Amid ongoing efforts to curb the number of aging containers at its docks, Los Angeles Harbor Commissioners on Thursday agreed to push the Container Excess Dwell Fee into the spring and extend the fee trigger for cargo leaving by rail.
Initially approved Oct. 29, the fee program was supposed to expire after 90 days, but the commission extended it to April 29 and altered it so that the fee would apply to an import leaving by train after nine days, the same amount of days for containers leaving by truck. Prior to the change, the fee applied to imports departing by rail after six or more days.
Meanwhile, the ports of Los Angeles and Long Beach have been postponing the fee for weeks, most recently to Jan. 21, after seeing improvement in dwell times.
“Since the announcement of the fee in October, import cargo lingering nine days or more has declined by 60% at the Port of Los Angeles,” Port Executive Director Gene Seroka announced. “We’re very pleased with the progress, which is why the fee has not been enacted.
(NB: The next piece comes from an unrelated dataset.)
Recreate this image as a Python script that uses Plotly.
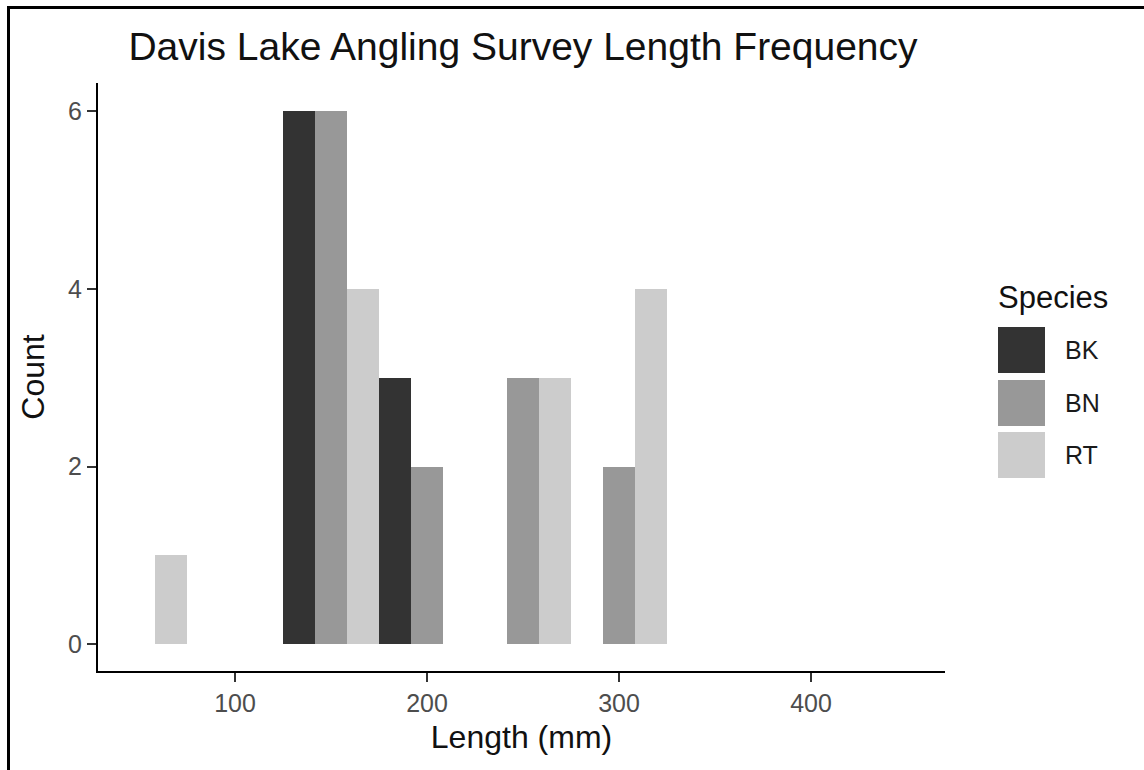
import plotly.graph_objects as go

# Data
bin_centers = [50, 150, 200, 250, 300]
species = ["BK", "BN", "RT"]
bk_counts = [0, 6, 3, 0, 0]
bn_counts = [0, 6, 2, 3, 2]
rt_counts = [1, 4, 0, 3, 4]
colors = ["#333333", "#989898", "#CCCCCC"]
x_ticks = [100, 200, 300, 400]
y_ticks = [0, 2, 4, 6]

FONT = "Liberation Sans, Arial, sans-serif"
W, H = 1144, 770
ML, MR, MT, MB = 98, 199, 83, 99
PW, PH = W - ML - MR, H - MT - MB


def px(xp):
    return (xp - ML) / PW


def py(yp):
    return (H - MB - yp) / PH


fig = go.Figure()
for name, counts, col in zip(species, [bk_counts, bn_counts, rt_counts], colors):
    fig.add_trace(go.Bar(x=bin_centers, y=counts, name=name,
                         marker=dict(color=col, line=dict(width=0)),
                         showlegend=False))

axis_common = dict(showgrid=False, zeroline=False, showline=True,
                   linecolor="#000000", linewidth=2, ticks="outside",
                   ticklen=9, tickwidth=2, tickcolor="#333333",
                   tickfont=dict(family=FONT, size=25, color="#4D4D4D"))

fig.update_layout(
    width=W, height=H,
    margin=dict(l=ML, r=MR, t=MT, b=MB),
    paper_bgcolor="white", plot_bgcolor="white",
    barmode="group", bargap=0, bargroupgap=0,
    font=dict(family=FONT),
    title=dict(text="Davis Lake Angling Survey Length Frequency",
               font=dict(family=FONT, size=39, color="#111111"),
               x=px(523), xref="paper", xanchor="center",
               y=1 - 46 / H, yref="container", yanchor="middle"),
    xaxis=dict(range=[28.6, 469.8], tickvals=x_ticks,
               title=dict(text="Length (mm)", standoff=10,
                          font=dict(family=FONT, size=32, color="#111111")),
               **axis_common),
    yaxis=dict(range=[-0.3, 6.315], tickvals=y_ticks,
               title=dict(text="Count", standoff=14,
                          font=dict(family=FONT, size=32, color="#111111")),
               **axis_common),
)

# Manual legend (ggplot-style large keys)
shapes = []
annotations = []
key_rows = [(327, 373), (380, 426), (432, 478)]
for name, col, (y0, y1) in zip(species, colors, key_rows):
    shapes.append(dict(type="rect", xref="paper", yref="paper",
                       x0=px(998), x1=px(1045), y0=py(y1), y1=py(y0),
                       fillcolor=col, line=dict(width=0)))
    annotations.append(dict(text=name, xref="paper", yref="paper",
                            x=px(1063), y=py((y0 + y1) / 2),
                            xanchor="left", yanchor="middle", showarrow=False,
                            font=dict(family=FONT, size=25, color="#1A1A1A")))
annotations.append(dict(text="Species", xref="paper", yref="paper",
                        x=px(996), y=py(297), xanchor="left", yanchor="middle",
                        showarrow=False,
                        font=dict(family=FONT, size=31, color="#111111")))

# Outer frame (top and left edges of the screenshot)
shapes.append(dict(type="rect", xref="paper", yref="paper",
                   x0=px(8.5), x1=px(1160), y0=py(7.5), y1=py(790),
                   line=dict(color="#000000", width=3), layer="above"))

fig.update_layout(shapes=shapes, annotations=annotations)

fig.write_html("out.html",
               config={"displayModeBar": False},
               post_script="document.body.style.margin='0';"
                           "document.body.style.overflow='hidden';")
Data will continue to be monitored daily as we work with our partners to find further efficiencies.”
The fee calls for ocean carriers to be charged $100 for every container lingering at terminals longer than the allotted time, with an incremental charge of $100 per container issued daily until it leaves a terminal. Revenue from the fees would pay for programs that improve cargo efficiency and lower congestion.
Before the pandemic, the average dwell time at the port before local delivery was under four days, while those leaving by trains stayed less than two days, according to port data.